Glück gehabt, beide sitzen noch aufrecht. Weiter fahren. So ohne Belohnung in Form einer Pause aber auch nur so semi spaßig. Doch dann ist sie da, die Dönerbude in Altensteig. Der einzige Gastrobetrieb der heute im gesamten Nordschwarzwald geöffnet hat, wie es scheint. Noch nie habe ich mich nüchtern so sehr über nen Dönermann gefreut und die Cola dort löst wahre Glücksgefühle aus.
Die Laune hebt sich wieder, die nächsten Kilometer laufen auch besser – der Wind kam jetzt eher von hinten, ebenso der Typ, der sich auf mein Hinterrad gelegt hat, ohne ein Wort zu sagen.
,Moment, Corona-Kontaktbeschränkung, maximal 2 Leute gemeinsam‘ muss sich der Andre wohl gedacht haben, denn er erhöhte für ein paar Kilometer die Schlagzahl.
Es rollt sich echt gut und irgendwann hatten wir den ungebetenen Dritten dann auch „ausgeklinkt“. Jetzt war wieder Zeit, die Landschaft zu genießen. Die Altstadt von Nagold, Bad Wildberg und noch viel mehr. Das nimmt man so eigentlich nur auf dem Rad wahr.
Ich mache schon gedanklich einen Plan für Ostermontag: faul auf dem Sofa sitzen! Meine längste Tour bisher war knapp 130 km lang und heute einfach mal 80 km oben drauf.

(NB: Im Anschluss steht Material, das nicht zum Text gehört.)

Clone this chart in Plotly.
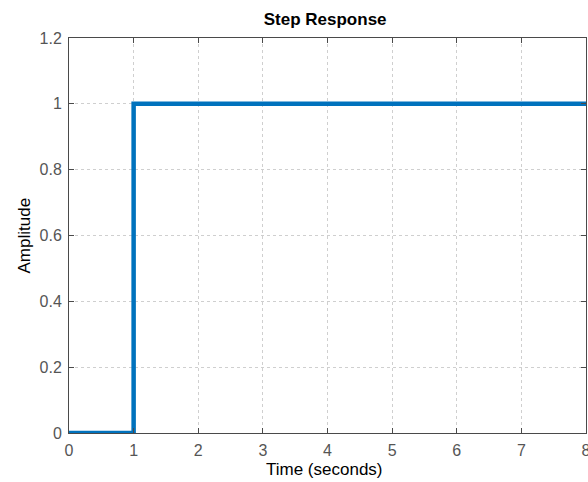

Wir kommen dem Ziel immer näher, ich zähle die Kilometer rückwärts.
Noch 50,
noch 40,
noch 30…
,Regnet es?‘ frage ich laut, weil ich immer öfter Tropfen abbekomme. Der Blick nach hinten zeigt schwarze Wolken, der Wind wird frischer. Sieht so aus, als kommt ein Gewitter auf. Also nochmal Gas geben, dem Gewitter davonfahren. Es wird nochmal anstrengend, gut dass ich die Beine eh nicht mehr merke. Es geht die alte Panzerstraße hoch und runter und wieder hoch. Und dann sind sie da, die letzten 5 km ausrollen. Noch 3 km, noch 2 km… Da kommt doch ein Segment auf dem letzten Kilometer… der vorletzte Kreisel, sozusagen die Flamme Rouge, markiert den Startpunkt.
Ich fordere Tempo,
die Beine brennen,
der Motor geht hoch…
Ein krönender Abschluss.
Frei nach Loriot: Ab jetzt mach ich das jede Woche…
😱
Spaß… 🤣
Muss ich so schnell nicht wieder haben. So, und jetzt ab auf die Couch!